Ricordo un ventenne schizofrenico che, ricoverato in comunità terapeutica, minacciava tutti perché non si risvegliasse la parte cattiva che era in lui. Il primario faceva ogni tipo di pressione perché avvenisse il contrario, rassicurandolo che ci avrebbe badato lui a quella parte. Così non fu, e lo psichiatra spaventato da quello che sosteneva essere «il matto più matto che avesse mai visto», lo affidò agli elettrochoc, perché lo sostituissero nel farsi carico di quella parte scomoda, scandalosa, perturbante e pericolosa.

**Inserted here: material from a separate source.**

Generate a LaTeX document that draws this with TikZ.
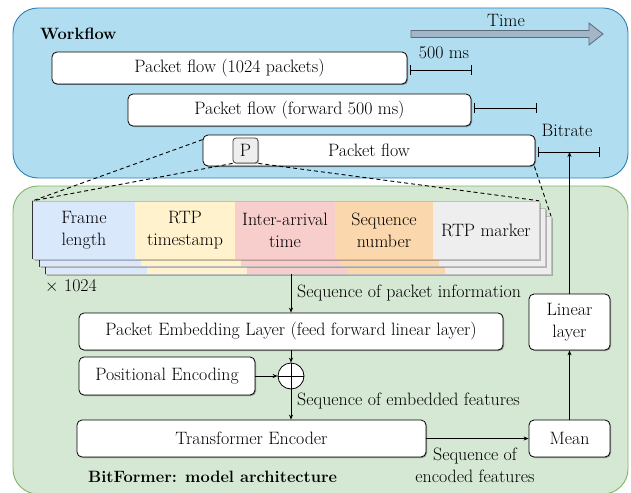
\documentclass[tikz,border=0pt]{standalone}
\usepackage{fontspec}
\usetikzlibrary{arrows.meta,shadows,calc}
\definecolor{bluebg}{HTML}{B1DDF0}
\definecolor{blueline}{HTML}{2D7FB8}
\definecolor{greenbg}{HTML}{D5E8D4}
\definecolor{greenline}{HTML}{82B366}
\definecolor{cA}{HTML}{DAE8FC}
\definecolor{cB}{HTML}{FFF2CC}
\definecolor{cC}{HTML}{F8CECC}
\definecolor{cD}{HTML}{FAD7AC}
\definecolor{cE}{HTML}{EEEEEE}
\definecolor{timefill}{HTML}{A3B6C7}
\definecolor{timeline}{HTML}{5A6B7B}
\newcommand\mainfs{\fontsize{17.9}{22}\selectfont}
\newcommand\boldfs{\fontsize{16.4}{22}\selectfont\bfseries}
\tikzset{
  wbox/.style={draw=black, fill=white, rounded corners=5pt, line width=0.8pt,
    inner sep=0pt, align=center,
    drop shadow={shadow xshift=1pt, shadow yshift=-1pt, opacity=0.35, fill=black}},
  pbox/.style={draw=black!75, fill=cE, rounded corners=3pt, line width=0.8pt,
    inner sep=0pt, minimum width=25pt, minimum height=25pt,
    drop shadow={shadow xshift=1pt, shadow yshift=-1pt, opacity=0.3, fill=black}},
  cell/.style={inner sep=0pt, align=center, minimum height=58pt},
  lbl/.style={inner sep=0pt, align=center},
  conn/.style={line width=0.8pt, -{Stealth[length=5pt,width=4pt]}},
  zoomline/.style={line width=0.9pt, dash pattern=on 4pt off 3pt},
  interval/.style={line width=0.9pt, {Bar[width=10pt]}-{Bar[width=10pt]}},
}
\begin{document}
\begin{tikzpicture}[x=1pt,y=-1pt,font=\mainfs]
\useasboundingbox (0,0) rectangle (631,492);
\begin{scope}
\clip (0,0) rectangle (631,492);
% panels
\draw[fill=bluebg, draw=blueline, line width=0.9pt, rounded corners=25pt] (13,8) rectangle (628,178);
\draw[fill=greenbg, draw=greenline, line width=0.9pt, rounded corners=25pt] (13,186) rectangle (628,494);
\end{scope}

% workflow part
\node[lbl, anchor=west, font=\boldfs] (wf) at (40,34) {Workflow};
\draw[fill=timefill, draw=timeline, line width=0.8pt]
  (411,30.5) -- (589,30.5) -- (589,23) -- (603,34) -- (589,45) -- (589,37.5) -- (411,37.5) -- cycle;
\node[lbl] (time) at (506,20) {Time};

\node[wbox, minimum width=355pt, minimum height=32pt] (f1) at (229.5,68) {Packet flow (1024 packets)};
\node[wbox, minimum width=343pt, minimum height=32pt] (f2) at (299.5,110) {Packet flow (forward 500 ms)};
\node[wbox, minimum width=332pt, minimum height=31pt] (f3) at (369,150.5) {Packet flow};
\node[pbox] (p) at (245.5,150.5) {P};

\coordinate (b1s) at (410,70);  \coordinate (b1e) at (472,70);
\coordinate (b2s) at (474,108); \coordinate (b2e) at (537,108);
\coordinate (b3s) at (538,152); \coordinate (b3e) at (600,152);
\coordinate (b3m) at (569.5,152);
\draw[interval] (b1s) -- (b1e);
\draw[interval] (b2s) -- (b2e);
\draw[interval] (b3s) -- (b3e);
\node[lbl] (ms) at (444,53) {500 ms};
\node[lbl] (br) at (567,130) {Bitrate};

% packet information table (stacked)
\foreach \dx/\dy in {12/15, 6/7.5}{
  \begin{scope}[shift={(\dx,\dy)}]
    \fill[black, opacity=0.25] (34.5,202.5) rectangle (540.5,260.5);
    \fill[cA] (33,201) rectangle (135,259);
    \fill[cB] (135,201) rectangle (235,259);
    \fill[cC] (235,201) rectangle (335,259);
    \fill[cD] (335,201) rectangle (433,259);
    \fill[cE] (433,201) rectangle (539,259);
    \draw[black!25, line width=0.6pt] (33,201) rectangle (539,259);
    \draw[black!80, line width=0.8pt] (33,201) -- (33,259);
  \end{scope}
}
\fill[black, opacity=0.25] (34.5,202.5) rectangle (540.5,260.5);
\node[cell, fill=cA, minimum width=102pt] (c1) at (84,230) {Frame\\length};
\node[cell, fill=cB, minimum width=100pt] (c2) at (185,230) {RTP\\timestamp};
\node[cell, fill=cC, minimum width=100pt] (c3) at (285,230) {Inter-arrival\\time};
\node[cell, fill=cD, minimum width=98pt] (c4) at (384,230) {Sequence\\number};
\node[cell, fill=cE, minimum width=106pt] (c5) at (486,230) {RTP marker};
\draw[black!25, line width=0.6pt] (c1.north west) -- (c5.north east) -- (c5.south east) -- (c1.south west);
\draw[black!80, line width=0.8pt] (c1.north west) -- (c1.south west);
\coordinate (l3ne) at (551,216);
\coordinate (tbot) at (291,274);

% zoom lines
\draw[zoomline] ([yshift=-5pt]f3.north west) -- (c1.north west);
\draw[zoomline] (p.south west) -- (c1.north west);
\draw[zoomline] (p.south east) -- (c5.north east);
\draw[zoomline] ([xshift=-1pt]f3.south east) -- (l3ne);

\node[lbl, anchor=west] (x1024) at (45,286) {$\times$ 1024};

% model
\node[wbox, minimum width=424pt, minimum height=37pt] (emb) at (291,331.5) {Packet Embedding Layer (feed forward linear layer)};
\node[wbox, minimum width=176pt, minimum height=38pt] (pos) at (167,376) {Positional Encoding};
\node[draw=black, fill=white, circle, line width=0.8pt, minimum size=26pt, inner sep=0pt] (plus) at (291,376) {};
\draw[line width=0.8pt] (plus.north) -- (plus.south) (plus.west) -- (plus.east);
\node[wbox, minimum width=349pt, minimum height=37pt] (trans) at (251.5,438.5) {Transformer Encoder};
\node[wbox, minimum width=81pt, minimum height=37pt] (mean) at (569.5,438.5) {Mean};
\node[wbox, minimum width=81pt, minimum height=56pt] (lin) at (569.5,322) {Linear\\layer};

\draw[conn] (tbot) -- (emb.north);
\draw[conn] (emb.south) -- (plus.north);
\draw[conn] (pos.east) -- (plus.west);
\draw[conn] (plus.south) -- (plus.south |- trans.north);
\draw[conn] (trans.east) -- (mean.west);
\draw[conn] (mean.north) -- (lin.south);
\draw[conn] (lin.north) -- (b3m);

\node[lbl, anchor=west] (l1) at (297,293) {Sequence of packet information};
\node[lbl, anchor=west] (l2) at (297,401) {Sequence of embedded features};
\node[lbl] (l3) at (475,465) {Sequence of\\encoded features};
\node[lbl, anchor=west, font=\boldfs] (arch) at (88,477) {BitFormer: model architecture};
\end{tikzpicture}
\end{document}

Non deve stupire che la sessualità "normale" stanchi presto, anche perché non c'è più nulla da conquistare - tutti si danno a tutti - né da scoprire nell'atto-in-sé, null'altro che una ripetizione di frizioni monotone. La stessa fantasia va poi nutrita dal desiderio e dai valori. Quanti giovani hanno "l'altro" fra i propri valori in misura sufficiente da provare le stesse intensità di innamoramento che vengono narrate dalla letteratura e dal cinema? Le inibizioni dei benpensanti erano anch'esse generatrici di mostri, ma non è altrettanto da benpensanti concepire disinibizioni civili? Essere disinibiti con moderazione significa solo avere un'altra soglia di inibizione da abbattere. Non devono dunque stupirci il diffondersi della violenza sessuale, della pedofilia, dell'assassinio rituale, del turismo sessuale... Il desiderio, per sua costituzione stessa, tende all'estremo, aborrendo ogni razionalità e buon senso. Ed ecco che la versione maschile della sessualità rappresenta innanzitutto il mezzo per invadere ed espugnare gli spazi interni dell'altro, annullando simbolicamente il suo perimetro fisico, rompendo i suoi confini alla ricerca della "perla dell'anima". Nella sua versione femminile, vuole fagocitare, divorare l'altro, farne un bolo, un bozzolo di preda di cui nutrirsi imbibendolo dei succhi gastrici in uno stillicidio lento, oppure ghermendolo e sbranandolo come una pantera. L'istinto che muove tutto ciò non è però tanto la morta, quanto la rinascita e la fusione più profonda. Pure l'incesto, che della bramosia sessuale è una delle forme più ancestrali, rappresenta la regressione allo stato che precede la nascita. In quanto desiderio di ripercorrere il parto al contrario, il desiderio sessuale incestuoso è un desiderio di nuova fusionalità pre-natale. L'amore coniugale mira a fondere il mana dell'altro al proprio, a divorarlo in una nuova unità che si consuma solo con la fine della coppia. La separazione è un modo inefficace di anticipare questa fine, questa morte, per goderne in vita.
Non c'è salvezza in questo amore, non c'è amore in questa salvezza. È solo tutto, come diceva Nietzsche, "umano, troppo umano".